-- BEGIN --

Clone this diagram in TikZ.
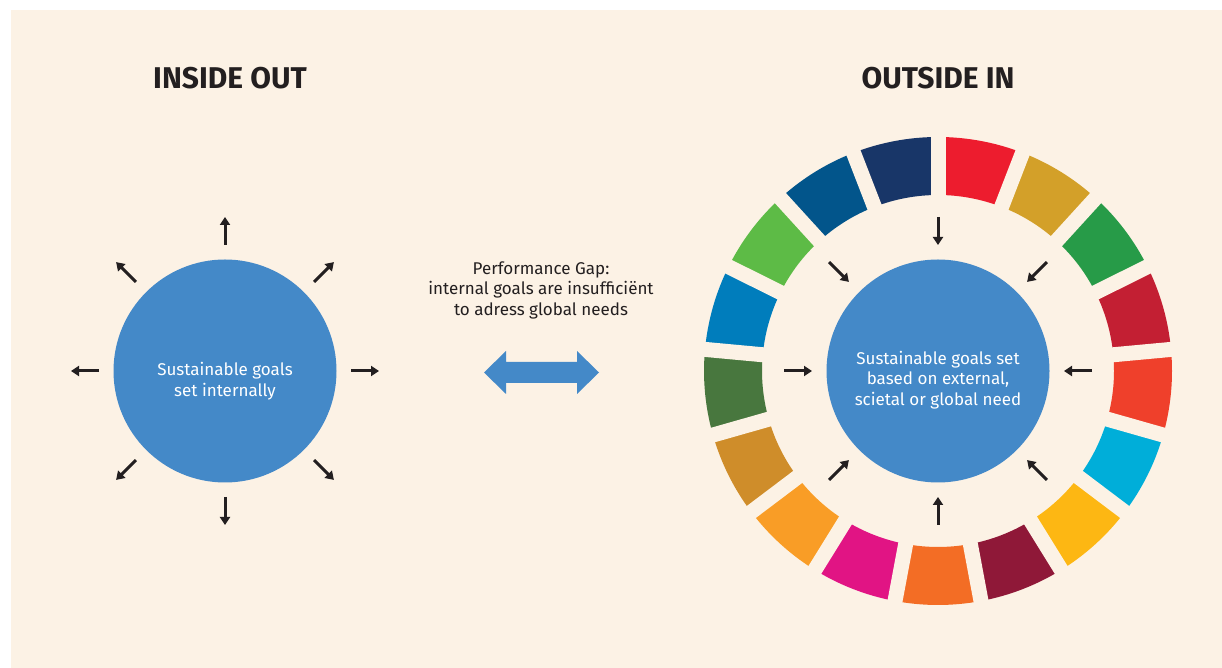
\documentclass[tikz,border=0pt]{standalone}
\usepackage{fontspec}
\setmainfont{Fira Sans}
\usepackage{tikz}
\usetikzlibrary{calc,arrows.meta}

\definecolor{paper}{HTML}{FCF2E5}
\definecolor{goalblue}{HTML}{4489C8}
\definecolor{ink}{HTML}{231F20}
\definecolor{sdgA}{HTML}{ED1C2E}
\definecolor{sdgB}{HTML}{D3A029}
\definecolor{sdgC}{HTML}{279B48}
\definecolor{sdgD}{HTML}{C31F33}
\definecolor{sdgE}{HTML}{EF402B}
\definecolor{sdgF}{HTML}{00AED9}
\definecolor{sdgG}{HTML}{FDB713}
\definecolor{sdgH}{HTML}{8F1838}
\definecolor{sdgI}{HTML}{F36D25}
\definecolor{sdgJ}{HTML}{E11484}
\definecolor{sdgK}{HTML}{F99D26}
\definecolor{sdgL}{HTML}{CF8D2A}
\definecolor{sdgM}{HTML}{48773E}
\definecolor{sdgN}{HTML}{007DBC}
\definecolor{sdgO}{HTML}{5DBB46}
\definecolor{sdgP}{HTML}{02558B}
\definecolor{sdgQ}{HTML}{183668}

\begin{document}
\begin{tikzpicture}
  [x=1pt,y=1pt,
   goal/.style={circle,fill=goalblue,minimum size=223pt,inner sep=0pt},
   goaltext/.style={text=white,align=center,font=\fontsize{17}{20.5}\selectfont},
   title/.style={text=ink,font=\fontsize{30}{32}\selectfont\bfseries},
   small arrow/.style={draw=ink,line width=3pt,-{Triangle[width=10pt,length=8pt]}}]
  \useasboundingbox (0,0) rectangle (1222,668);
  \fill[paper] (11,0) rectangle (1222,658);

  \node[title] (t1) at (230,590) {INSIDE OUT};
  \node[title] (t2) at (938,590) {OUTSIDE IN};

  \node[goal] (io) at (225,297) {};
  \node[goal] (oi) at (938,297) {};
  \node[goaltext] (io-text) at (225,287) {Sustainable goals\\set internally};
  \node[goaltext] (oi-text) at (938,288) {Sustainable goals set\\based on external,\\scietal or global need};

  \node[text=ink,align=center,font=\fontsize{17}{20.5}\selectfont] (gap) at (541,378)
    {Performance Gap:\\internal goals are insufficiënt\\to adress global needs};

  \coordinate (gc) at (541.5,295.5);
  \fill[goalblue] ($(gc)+(-57.5,0)$) -- ++(22,21.5) -- ++(0,-11) -- ++(71,0) -- ++(0,11)
    -- ++(22,-21.5) -- ++(-22,-21.5) -- ++(0,11) -- ++(-71,0) -- ++(0,-11) -- cycle;

  \foreach \c [count=\i] in {sdgA,sdgB,sdgC,sdgD,sdgE,sdgF,sdgG,sdgH,sdgI,sdgJ,sdgK,sdgL,sdgM,sdgN,sdgO,sdgP,sdgQ}{
    \pgfmathsetmacro\aS{90-(\i-1)*360/17}
    \pgfmathsetmacro\aE{90-\i*360/17}
    \fill[\c] ($(oi.center)+(\aS:234pt)$) arc[start angle=\aS,end angle=\aE,radius=234pt]
      -- ($(oi.center)+(\aE:176pt)$) arc[start angle=\aE,end angle=\aS,radius=176pt] -- cycle;
  }
  \foreach \k in {0,...,16}
    \draw[paper,line width=15pt] ($(oi.center)+(90-\k*360/17:168pt)$) -- ($(oi.center)+(90-\k*360/17:242pt)$);

  \foreach \a in {0,45,...,315}{
    \coordinate (io-a\a) at ($(io.center)+(\a:126pt)$);
    \coordinate (io-b\a) at ($(io.center)+(\a:154pt)$);
    \coordinate (oi-a\a) at ($(oi.center)+(\a:126pt)$);
    \coordinate (oi-b\a) at ($(oi.center)+(\a:154pt)$);
    \draw[small arrow] (io-a\a) -- (io-b\a);
    \draw[small arrow] (oi-b\a) -- (oi-a\a);
  }
\end{tikzpicture}
\end{document}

-- END --

**Task details**
Return the material line for line, from its beginning to the line that contains "(11,0) rectangle (1222,658);", with the pictures left out.

**The response**
Clone this diagram in TikZ.
\documentclass[tikz,border=0pt]{standalone}
\usepackage{fontspec}
\setmainfont{Fira Sans}
\usepackage{tikz}
\usetikzlibrary{calc,arrows.meta}

\definecolor{paper}{HTML}{FCF2E5}
\definecolor{goalblue}{HTML}{4489C8}
\definecolor{ink}{HTML}{231F20}
\definecolor{sdgA}{HTML}{ED1C2E}
\definecolor{sdgB}{HTML}{D3A029}
\definecolor{sdgC}{HTML}{279B48}
\definecolor{sdgD}{HTML}{C31F33}
\definecolor{sdgE}{HTML}{EF402B}
\definecolor{sdgF}{HTML}{00AED9}
\definecolor{sdgG}{HTML}{FDB713}
\definecolor{sdgH}{HTML}{8F1838}
\definecolor{sdgI}{HTML}{F36D25}
\definecolor{sdgJ}{HTML}{E11484}
\definecolor{sdgK}{HTML}{F99D26}
\definecolor{sdgL}{HTML}{CF8D2A}
\definecolor{sdgM}{HTML}{48773E}
\definecolor{sdgN}{HTML}{007DBC}
\definecolor{sdgO}{HTML}{5DBB46}
\definecolor{sdgP}{HTML}{02558B}
\definecolor{sdgQ}{HTML}{183668}

\begin{document}
\begin{tikzpicture}
  [x=1pt,y=1pt,
   goal/.style={circle,fill=goalblue,minimum size=223pt,inner sep=0pt},
   goaltext/.style={text=white,align=center,font=\fontsize{17}{20.5}\selectfont},
   title/.style={text=ink,font=\fontsize{30}{32}\selectfont\bfseries},
   small arrow/.style={draw=ink,line width=3pt,-{Triangle[width=10pt,length=8pt]}}]
  \useasboundingbox (0,0) rectangle (1222,668);
  \fill[paper] (11,0) rectangle (1222,658);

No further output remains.